Jireh Fundamental Education was on the farm one of Tina’s grandfathers, Greta’s father, had built when he moved to Belize fifty years earlier. Mature trees shaded the aging outbuildings. A two-storey farmhouse, its wooden siding peeling and pockmarked, was the main schoolhouse. With ninety children enrolled for the upcoming school year, they were rushing to build an additional classroom beside the house.
The school operated on a tiny budget, but it was earning a reputation for its academic standards. At first, the community had viewed the school with suspicion, but as it proved itself, it had gained support.
“When I started teaching here, they said if the building is too ugly the students won’t learn,” Tina said, her laugh echoing in the empty classroom as she gave me a tour. “I proved them wrong. Everything is old, and they still learned a lot!”
Tina was about forty, with clear blue eyes and light brown hair pulled back into a ponytail. She giggled like a schoolgirl as she showed me around her all-consuming passion.
The school bell consisted of a steel disc from a farm implement, rung with a hammer. Bedrooms and dining room were converted into classrooms. Kitchen cupboards held basic science equipment, an old linen closet now held pencils and chalk. One classroom contained an antique clothes wringer, which was now being used as bookshelf. “My grandma used it when she was washing sheets and work shirts,” Tina said as she gave the handle a crank, turning the drums with a rusty squeak.
“When we first started, I thought about it a lot, that this was my grandparents’ house, and it was very special to me. But everything we’ve lived through here is more real and bigger than the fact that this used to be my grandparents’ bedroom.”
Classrooms were being cleaned, books sorted, and computers repaired for the upcoming school year. It was one of the few Mennonite schools in the area offering high school diplomas, and enrolment was soaring. The teachers were busy evaluating new students, who were transferring in from other schools.
“Many of the new students test much lower than I’d hoped they would, because the standards of the schools around here are way beneath what we expect. When we bring new students in it’s very disappointing for them and their parents,” Tina said. “They come and say they’ve done grade eight, but academically they’re maybe up to grade four or five. It’s because they have shorter school years and they do not emphasize things like homework and pushing through the curriculum.”
Although English is Belize’s official language and most Mennonites in the area had Canadian roots, the level of spoken and written English was poor.
“Our idea was to have a school where children would learn English to a good level,” Tina said, herself at times struggling to express ideas in English. “No one speaks proper English at home, it’s either Creole, Spanish, or German.”
The poor education was not due to a lack of resources or because the children were impaired by malnutrition and domestic strife. Instead, it was, as Klaas had said, due to a deep-seated cultural aversion to education among Russian Mennonites. School, for most families, was seen as a temporary holding place for children, not a potential stepping stone to something greater. The less a child learned, the fewer questions they asked and the easier it was to ensure they followed tradition. Institutions of higher learning would invariably plant strange, dangerous ideas in a student’s head. There’s an old Mennonite saying for that: Dee meea jeleaht, dee meea ve’tjead. (The more you learn, the farther astray you go.)

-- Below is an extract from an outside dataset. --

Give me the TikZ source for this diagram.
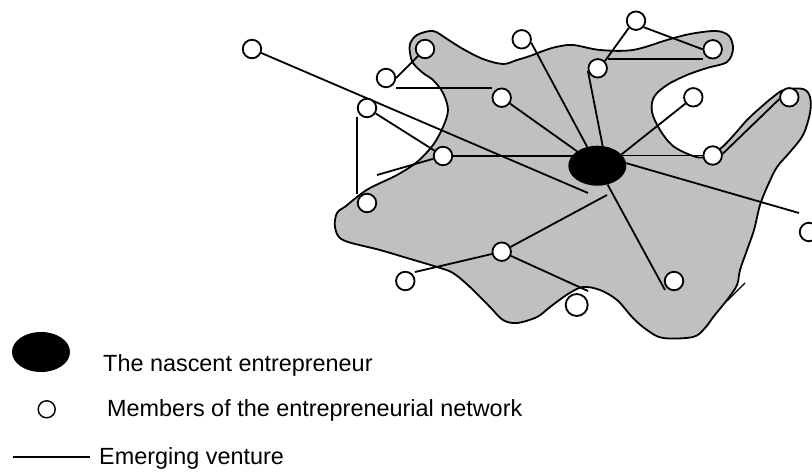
\documentclass[tikz,border=0pt]{standalone}
\usepackage{fontspec}
\setmainfont{Liberation Sans}
\usetikzlibrary{shapes.geometric,calc}
\pgfdeclarelayer{blob}
\pgfdeclarelayer{edges}
\pgfsetlayers{blob,edges,main}
\definecolor{ventgray}{RGB}{192,192,192}
\begin{document}
\begin{tikzpicture}[x=1bp,y=-1bp,
  member/.style={circle,draw=black,fill=white,line width=1.8bp,minimum size=18.5bp,inner sep=0pt},
  bigmember/.style={member,minimum size=22bp},
  entre/.style={ellipse,fill=black,minimum width=58bp,minimum height=40bp,inner sep=0pt},
  tie/.style={line width=1.8bp,black},
  outline/.style={draw=black,line width=1.8bp,fill=ventgray},
  legendtext/.style={anchor=base west,inner sep=0pt,font=\fontsize{23.5pt}{28pt}\selectfont}]
\useasboundingbox (0,0) rectangle (812,472);

% emerging venture (blob)
\begin{pgfonlayer}{blob}
\draw[outline] plot[smooth cycle,tension=0.55] coordinates {
 (410,44) (417,35) (433,31) (447,39) (463,49) (483,59) (503,64) (517,60) (530,56) (543,51)
 (556,47) (573,45) (600,50) (633,50) (667,40) (690,34) (716,31) (729,36) (733,49) (727,62)
 (707,68) (687,75) (667,85) (654,97) (652,112) (660,130) (673,146) (693,156) (705,157)
 (720,149) (733,136) (747,120) (760,108) (773,97) (784,90) (803,89) (810,97) (810,113)
 (803,135) (790,152) (777,167) (768,185) (760,205) (754,230) (747,250) (740,270) (737,285)
 (727,300) (714,316) (705,328) (693,337) (663,338) (647,330) (633,318) (617,300) (600,290)
 (583,287) (568,294) (550,307) (537,317) (517,323) (503,320) (490,307) (470,287) (453,273)
 (437,267) (407,258) (380,250) (343,240) (335,227) (337,213) (346,206) (357,197) (370,188)
 (397,175) (417,162) (433,145) (443,127) (448,110) (443,93) (433,80) (423,73) (413,63) (410,53)};
\draw[line width=1.4bp] (745,283) -- (727,301);
\end{pgfonlayer}

% members
\node[member] (m1) at (252,49) {};
\node[member] (m2) at (425,49) {};
\node[member] (m3) at (386,78) {};
\node[member] (m4) at (501.7,97.7) {};
\node[member] (m5) at (367,108) {};
\node[member] (m6) at (443,156) {};
\node[member] (m7) at (367,203) {};
\node[member] (m8) at (521.7,39.3) {};
\node[member] (m9) at (636,20.7) {};
\node[member] (m10) at (597.7,68.3) {};
\node[member] (m11) at (712.7,49.3) {};
\node[member] (m12) at (693.3,97.3) {};
\node[member] (m13) at (789.3,97.3) {};
\node[member] (m14) at (712.7,155.5) {};
\node[member] (m15) at (809,232) {};
\node[member] (m16) at (674,281) {};
\node[member] (m17) at (501.7,251.7) {};
\node[member] (m18) at (405.3,281) {};
\node[bigmember] (m19) at (576.7,305) {};
\node[entre] (ent) at (597.3,165.7) {};

% free ends
\coordinate (e1) at (588,193);
\coordinate (p3) at (396,88);
\coordinate (p7) at (377,175);
\coordinate (e17) at (799,213);
\coordinate (e18) at (665,290);
\coordinate (p19) at (607,195);
\coordinate (p20) at (415,272);
\coordinate (e21) at (588,291);

\begin{pgfonlayer}{edges}
\draw[tie] (m1) -- (e1);
\draw[tie] (m3.east) -- (m2.225);
\draw[tie] (p3) -- (p3 -| m4.west);
\draw[tie] (m4) -- (ent);
\draw[tie] ([yshift=-9bp]m5.west) -- ([yshift=9bp]m7.west);
\draw[tie] (m5) -- (m6);
\draw[tie] (p7) -- (m6);
\draw[tie] (m6) -- (m6 -| ent);
\draw[tie] (m8.-20) -- (ent);
\draw[tie] (m10.195) -- (ent.75);
\draw[tie] (m10.45) -- (m9.225);
\draw[tie] ([yshift=9bp]m10.east) -- ([yshift=9bp]m10.east -| m11.west);
\draw[tie] (m9.-40) -- (m11.west);
\draw[tie] (m12) -- (ent.25);
\draw[tie] (m14 -| ent) -- (m14);
\draw[tie] (m14.10) -- (m13.190);
\draw[tie] (ent.5) -- (e17);
\draw[tie] (ent) -- (e18);
\draw[tie] (p19) -- (m17);
\draw[tie] (m17) -- (p20);
\draw[tie] (m17) -- (e21);
\end{pgfonlayer}

% legend
\node[entre] (lgent) at (41,352) {};
\node[member,minimum size=17bp,line width=1.4bp] (lgmem) at (46.7,409.3) {};
\coordinate (lgl1) at (12.7,457);
\coordinate (lgl2) at (90,457);
\draw[line width=1.3bp] (lgl1) -- (lgl2);
\node[legendtext] (t1) at (103,371.5) {The nascent entrepreneur};
\node[legendtext] (t2) at (107,416.5) {Members of the entrepreneurial network};
\node[legendtext] (t3) at (99,464) {Emerging venture};
\end{tikzpicture}
\end{document}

That was the approach my parents took as well. They encouraged us to complete high school, but my siblings and I did not go to university, as Dad made it clear he would not be paying for it if we did. If we chose to go to a Bible college—small residential schools similar to liberal arts colleges but teaching scripture, church singing, and missionary work instead of art—he would pay all the bills and give us a car to drive. That was a pretty good deal, so I went to Bible college. It was wholesome and fun and not particularly challenging. It wasn’t like I’d miss out on a sought-after internship or career opportunity if my grades were poor. We lived on campus, played sports against other Bible colleges, dated mostly other Bible college students, and learned how to proselytize and be church leaders. My college offered diplomas for music, counselling, and aviation—those missionaries need a way to get to the deep dark jungles filled with sin. I wrote for the school paper and enjoyed badgering college leadership, but after one year of studies, I’d had enough Bible college.

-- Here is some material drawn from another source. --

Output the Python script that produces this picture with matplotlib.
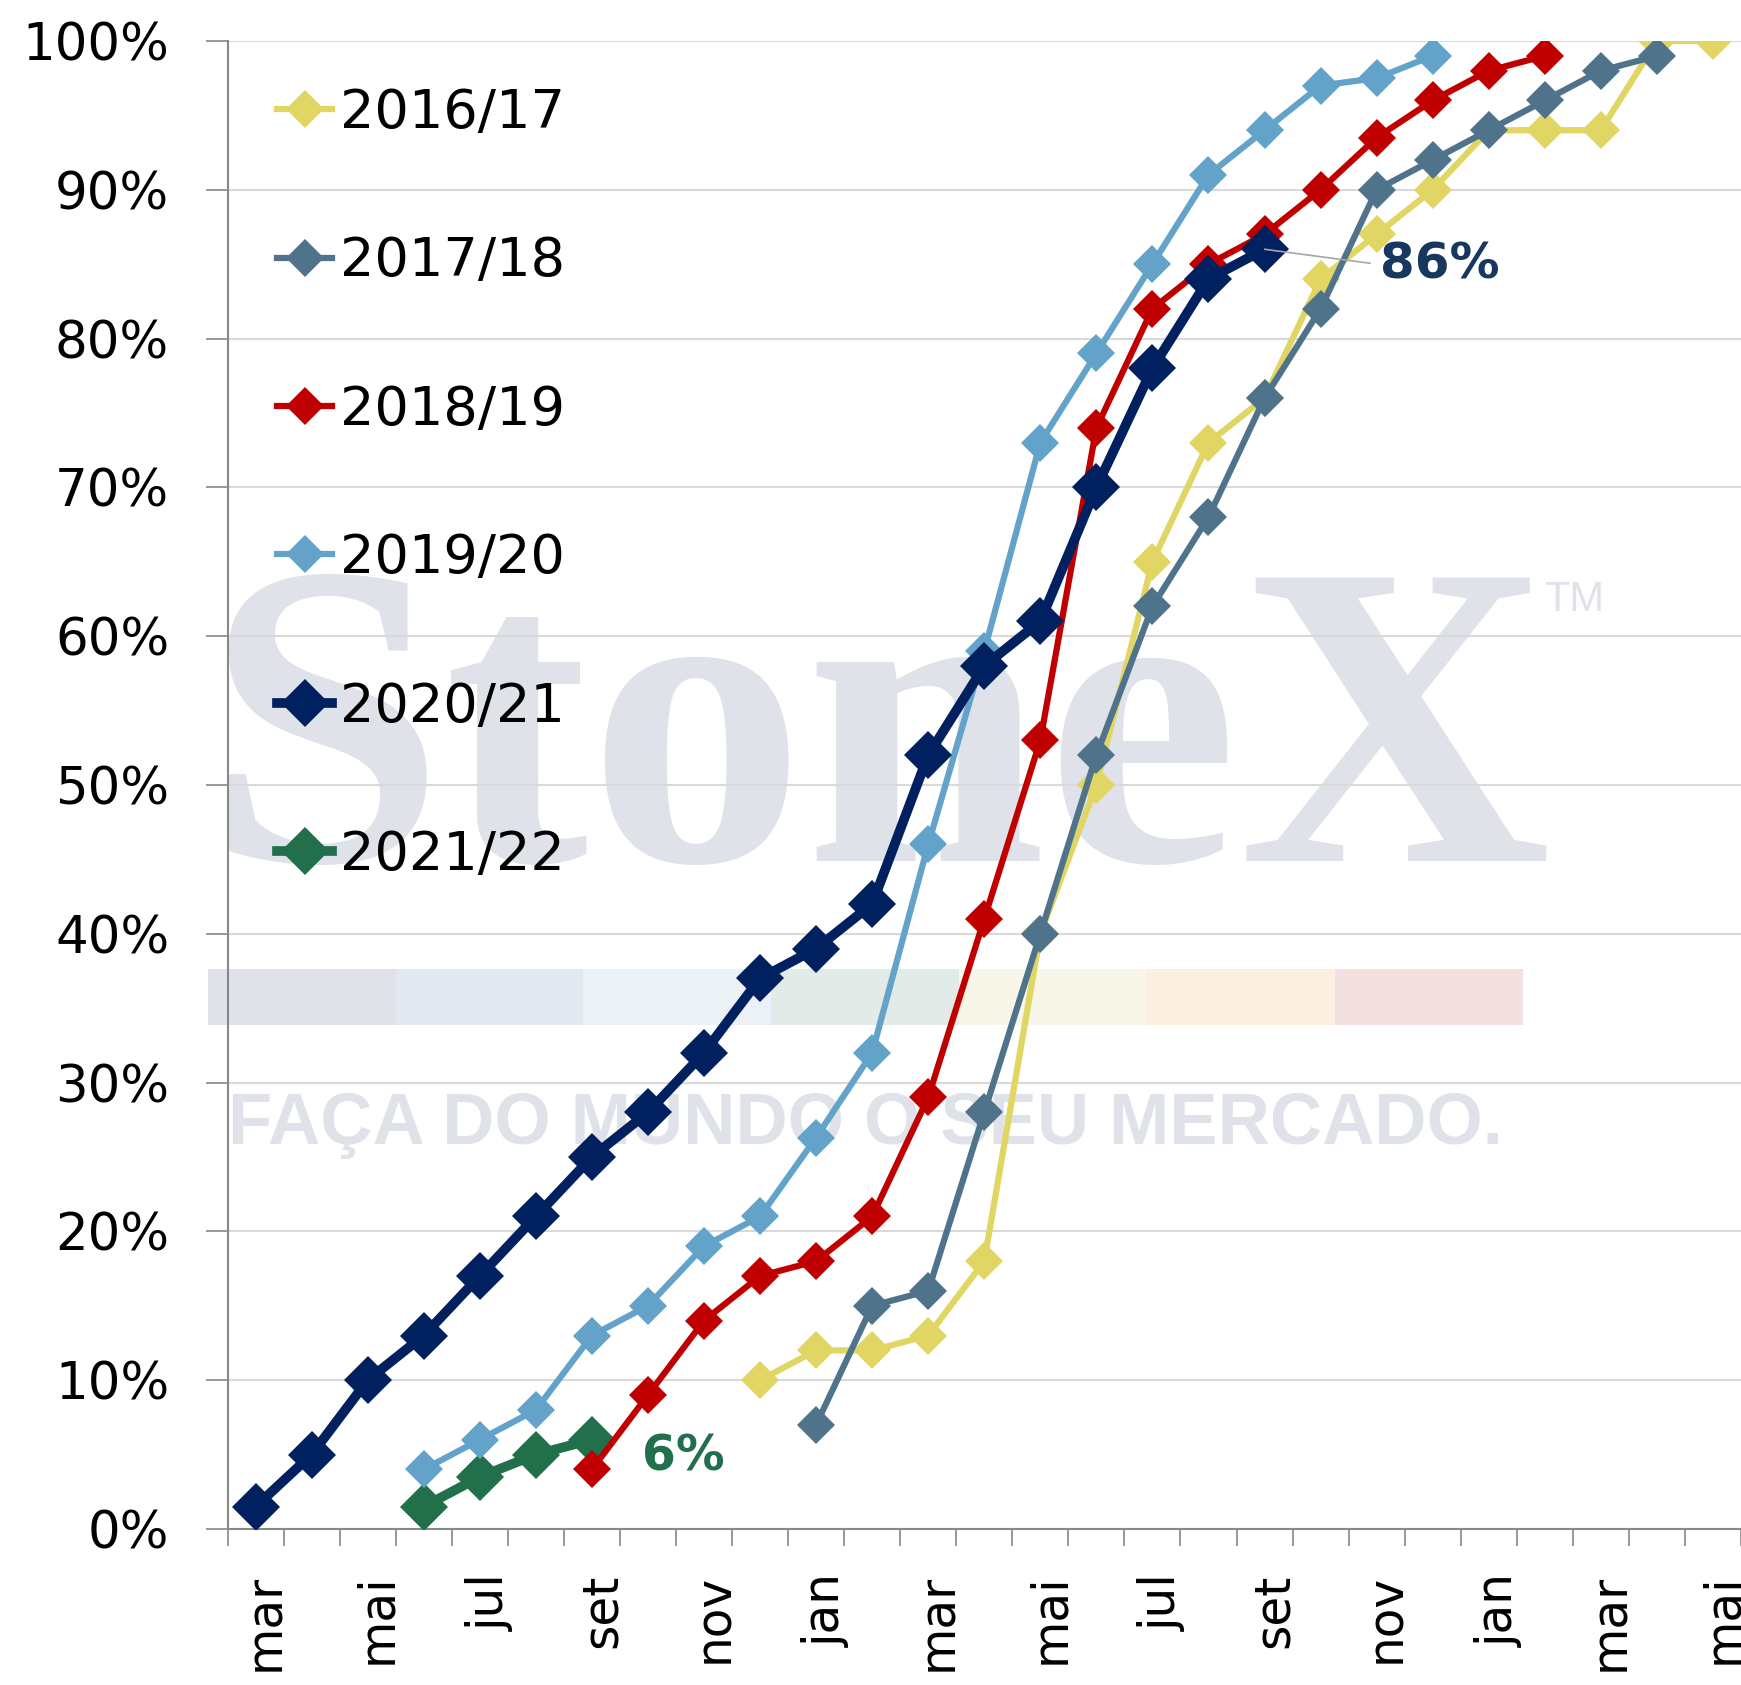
import numpy as np
import matplotlib
matplotlib.use('Agg')
import matplotlib.pyplot as plt
import matplotlib.transforms as mtransforms
from matplotlib.lines import Line2D
from matplotlib.patches import Rectangle

#months on the x axis (27 categories, label every other one)
months = ['mar', 'abr', 'mai', 'jun', 'jul', 'ago', 'set', 'out', 'nov', 'dez', 'jan', 'fev',
          'mar', 'abr', 'mai', 'jun', 'jul', 'ago', 'set', 'out', 'nov', 'dez', 'jan', 'fev',
          'mar', 'abr', 'mai']

#series values in %, with the index of the first month
s2016_start = 9
s2016 = [10, 12, 12, 13, 18, 40, 50, 65, 73, 76, 84, 87, 90, 94, 94, 94, 100, 100]
s2017_start = 10
s2017 = [7, 15, 16, 28, 40, 52, 62, 68, 76, 82, 90, 92, 94, 96, 98, 99]
s2018_start = 6
s2018 = [4, 9, 14, 17, 18, 21, 29, 41, 53, 74, 82, 85, 87, 90, 93.5, 96, 98, 99]
s2019_start = 3
s2019 = [4, 6, 8, 13, 15, 19, 21, 26.3, 32, 46, 59, 73, 79, 85, 91, 94, 97, 97.5, 99]
s2020_start = 0
s2020 = [1.5, 5, 10, 13, 17, 21, 25, 28, 32, 37, 39, 42, 52, 58, 61, 70, 78, 84, 86]
s2021_start = 3
s2021 = [1.5, 3.5, 5, 6]

y_ticks = [0, 10, 20, 30, 40, 50, 60, 70, 80, 90, 100]
y_labels = ['0%', '10%', '20%', '30%', '40%', '50%', '60%', '70%', '80%', '90%', '100%']

def full_series(start, vals):
    arr = np.full(len(months), np.nan)
    arr[start:start + len(vals)] = vals
    return arr

series = [
    ('2016/17', full_series(s2016_start, s2016), '#E1D664', 4.5, 19, 2),
    ('2017/18', full_series(s2017_start, s2017), '#50738C', 4.5, 19, 3),
    ('2018/19', full_series(s2018_start, s2018), '#C00000', 4.5, 19, 5),
    ('2019/20', full_series(s2019_start, s2019), '#63A3C9', 4.5, 19, 6),
    ('2020/21', full_series(s2020_start, s2020), '#002060', 7.0, 24, 7),
    ('2021/22', full_series(s2021_start, s2021), '#22704B', 7.0, 24, 4),
]

fig = plt.figure(figsize=(17.41, 16.85), dpi=100)
ax = fig.add_axes([0.1307, 0.0926, 0.8693, 0.8831])

#watermark
wm = '#DFE2E8'
ax.text(0.117, 0.489, 'StoneX', transform=fig.transFigure, family='Liberation Serif',
        fontweight='bold', fontsize=312, color=wm, ha='left', va='baseline', zorder=0.3, clip_on=False)
ax.text(0.904, 0.644, 'TM', transform=fig.transFigure, family='Liberation Sans',
        fontsize=30, color=wm, ha='center', va='center', zorder=0.3, clip_on=False)
band_colors = ['#DFE2E8', '#E3E7EF', '#ECF1F8', '#E2EBE7', '#F8F6E8', '#FBF0DF', '#F3E1E1']
bx0 = 207.6 / 1741
bw = (1523 - 207.6) / 1741 / len(band_colors)
for i, c in enumerate(band_colors):
    ax.add_patch(Rectangle((bx0 + i * bw, 1 - 1025 / 1685), bw, 56 / 1685, transform=fig.transFigure,
                           facecolor=c, edgecolor='none', zorder=0.3, clip_on=False))
ax.text(0.1307, 0.3213, 'FAÇA DO MUNDO O SEU MERCADO.', transform=fig.transFigure,
        family='Liberation Sans', fontweight='bold', fontsize=52,
        color=wm, ha='left', va='baseline', zorder=0.3, clip_on=False)

x = np.arange(len(months))
handles = []
for name, vals, color, lw, ms, z in series:
    ax.plot(x, vals, color=color, linewidth=lw, marker='D', markersize=ms,
            markeredgewidth=0, zorder=z, solid_joinstyle='round')
    handles.append(Line2D([], [], color=color, linewidth=lw, marker='D', markersize=ms,
                          markeredgewidth=0, label=name))

#labels
ax.annotate('86%', xy=(18, 86), xytext=(83, -11), textcoords='offset points',
            fontsize=36, fontweight='bold', color='#17375E', ha='left', va='center',
            arrowprops=dict(arrowstyle='-', color='#A6A6A6', lw=1.2, relpos=(0, 0.5),
                            shrinkA=5, shrinkB=0), zorder=8)
ax.annotate('6%', xy=(6, 6), xytext=(36, -12), textcoords='offset points',
            fontsize=35, fontweight='bold', color='#22704B', ha='left', va='center', zorder=8)

#axes
ax.set_xlim(-0.5, len(months) - 0.5)
ax.set_ylim(0, 100)
ax.set_xticks(x[::2])
ax.set_xticklabels(months[::2], rotation=90, fontsize=35)
ax.set_xticks(np.arange(-0.5, len(months) + 0.5, 1), minor=True)
ax.tick_params(axis='x', which='major', length=0, pad=32)
ax.tick_params(axis='x', which='minor', length=12, width=1.2, color='#888888')
shift = mtransforms.ScaledTranslation(7 / 72, 0, fig.dpi_scale_trans)
for lab in ax.get_xticklabels():
    lab.set_transform(lab.get_transform() + shift)
ax.set_yticks(y_ticks)
ax.set_yticklabels(y_labels, fontsize=37)
ax.tick_params(axis='y', length=16, width=1.2, color='#888888', pad=26)
ax.grid(axis='y', color='#D9D9D9', linewidth=1.5, zorder=1)
ax.set_axisbelow(True)
for s in ['top', 'right']:
    ax.spines[s].set_visible(False)
for s in ['left', 'bottom']:
    ax.spines[s].set_color('#888888')
    ax.spines[s].set_linewidth(1.5)
ax.set_facecolor('none')

leg = ax.legend(handles=handles, loc='upper left', bbox_to_anchor=(0.033, 0.969), frameon=False,
                fontsize=39, handlelength=1.0, handletextpad=0.15, labelspacing=1.78,
                borderaxespad=0, borderpad=0)
leg.set_zorder(9)

fig.savefig('out.png', dpi=100)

Bible colleges are a popular form of finishing school in Mennonite society, giving students a taste of further education and student life without them having to face the full brunt of interacting with weltmensch. They are also referred to as bridal colleges, as they’re the first opportunity most good Mennonite farm boys and girls get to find a mate from outside their village. Sending your children to Bible college increases the chances that they will return to Mennonite life, perhaps with ideas on how to freshen up the Sunday congregational singing,
but back in the fold all the same.
Using a lack of education to limit choice contradicts the emphasis Mennonites put on adult baptism. Anabaptists believe that baptism is valid only when the candidate confesses his or her faith in Christ and truly wants to be baptized. It is meant to show a conscious decision to follow Jesus’s teachings, in contrast to the involuntary act of infant baptism. I was in my late teens when I chose to be baptized. That difference—that we were making an intentional choice—was emphasized to us by preachers and parents alike. Our baptism had greater meaning than that of the Catholics because we chose ours, it wasn’t simply a rite of passage. But conscious choice didn’t appear to be as important when it came to educating children so they could choose between a life on the colony or a life outside.

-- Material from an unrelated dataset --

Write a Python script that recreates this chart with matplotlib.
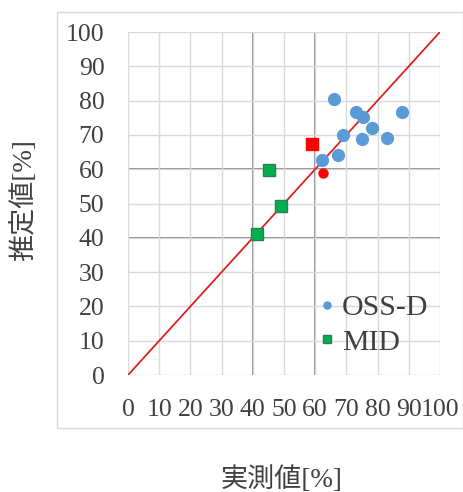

Education was also seen as frivolous by many Mennonites.
“My grandmother taught us to always look out for things that were unnecessary. She called it oneidijch, and it was sin to spend time on those things,” Tina said. “Going to school for a long time would be oneidijch. You should be doing more worthwhile things like working with your hands, helping other people.”
Tina, her voice full of admiration, said that despite their upbringing her parents had poured whatever resources they had into their children’s education, even when the money wasn’t there. Even when other families thought spending money on books and tutoring was oneidijch, her parents always somehow found money to pay for education.
“My mother has lamented her lack of education all her life,” Tina said. “She always said if she was better educated, she could better express her feelings, teach others, and explain things better. She feels locked up, she can’t express what’s inside, and she always blames it on her lack of education.”